= Maharashta Purana =

Chronicle of the Maratha invasions of Bengal

Maharashta Purana is a contemporary poetic chronicle of the Maratha invasions of Bengal.

== Manuscript ==

=== Discovery ===

Manuscript of the Maharashtra Purana

Kedarnath Majumdar came across the palm-leaf manuscript — in eleven folios — while collecting biographies of regional poets in Mymensingh c. 1902. It remains the only extant manuscript and is currently conserved at the Manuscript Library of the Bengali Department of the University of Calcutta.

=== Editions ===
In 1908, Byomakesh Mustafi edited the text for the first time; it was published in Sahitya Parishat Patrika with an introduction and accompanying notes. (Note: Mustafi's edition can be read here.) In 1924, Prof. J. N. Samaddar of Patna University published an abridged translation in English with a brief introduction and notes. In 1930, T. C. Dasgupta re-translated the chronicle to English, for a journal published by the University of Calcutta. (Note: The translation can be read here.) An improved English translation—alongside a critical transliteration and commentary—was published by Edward C. Dimock and Pratul Chandra Gupta in 1965 from the University of Hawaiʻi Press.

=== Dating ===
A date in the Bengali calendar—Sanibar, 14th of Pous, saka 1672, sala 1158 (29 December 1751)—is mentioned in the colophon; it might have been the date of completion of composition by the author or the completion of copying by the scribe but provides the terminus ante quem. From the text's conclusion with the death of Bhaskar Ram Kolhatkar (d. March 1744), a terminus post quem of c. 1745 can be imposed.

== Author ==
The Purana was written by Gangaram Dev Chowdhury, a Hindu Kayastha from Dharishwar village who served as a scribe for the local Muslim zamindar, among his other works were Shuk Sambad and Labkush Charitra.

== Genre ==
A long narrative poem of 716 lines, the meters vary in accordance with the context; despite the name, there is no significant resemblance to the eponymous epical genre.
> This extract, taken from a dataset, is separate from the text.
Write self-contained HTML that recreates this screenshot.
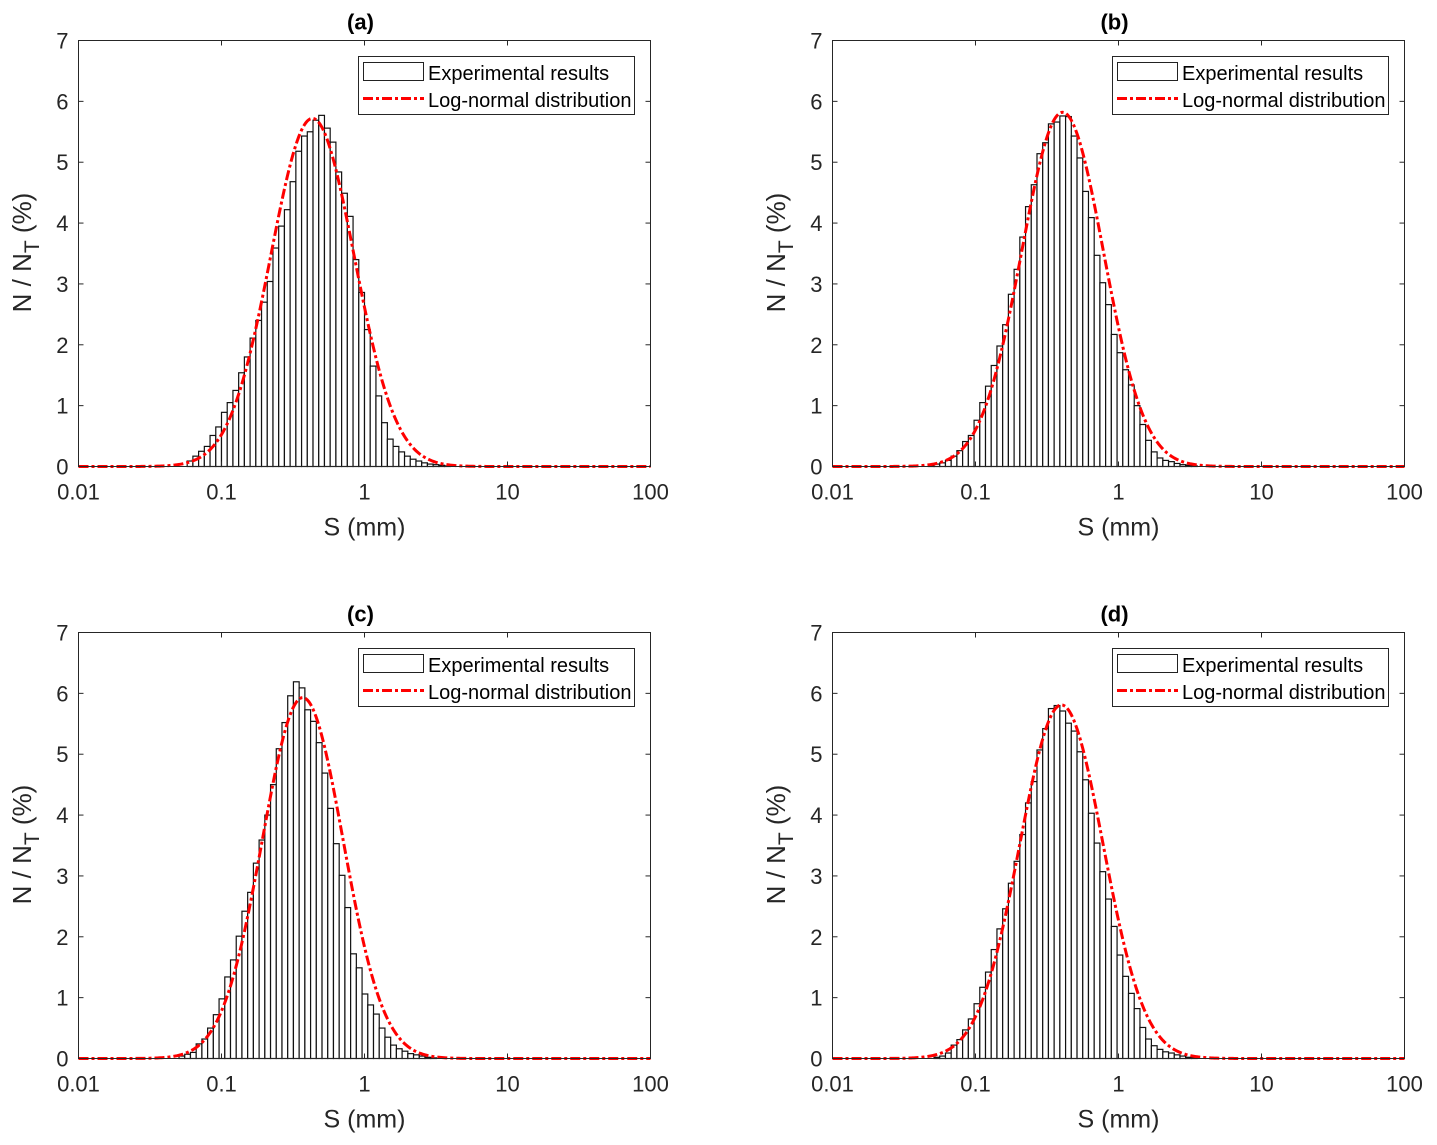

Kumkum Chatterjee locates the text as part of the Mangal-Kāvya corpus; however, Dimock and Gupta held it as a "text of pure secular history."

== Content ==
The raids are covered from their start till the assassination of Bhaskar Pandit. That the last line of the manuscript reads "Thus ends the first part of Maharashtra Puran [...], called Bhaskara-Parahaba", it has been suggested that Gangaram might have had drafted successor volumes.

==Legacy==
The text remains among the only few works of contemporary vernacular literature to describe the Maratha raids; (Note: Apart from Vanesvara Vidyalankara's Citracampu, Dimock and Gupta can only cite the occasional nursery-rhyme or the odd ballad.) as such, it has been used by historians like Jadunath Sarkar and others to document the history of Marathas and Bengal. Tapan Raychaudhuri uses its example to argue that the premodern literary culture in Bengal did not register any memory of the Islamic Rule in Bengal as uniquely oppressive or tyrannical — such emotional affects would be only produced during the Indian independence movement in service of constructing an imagined national identity around Hinduism.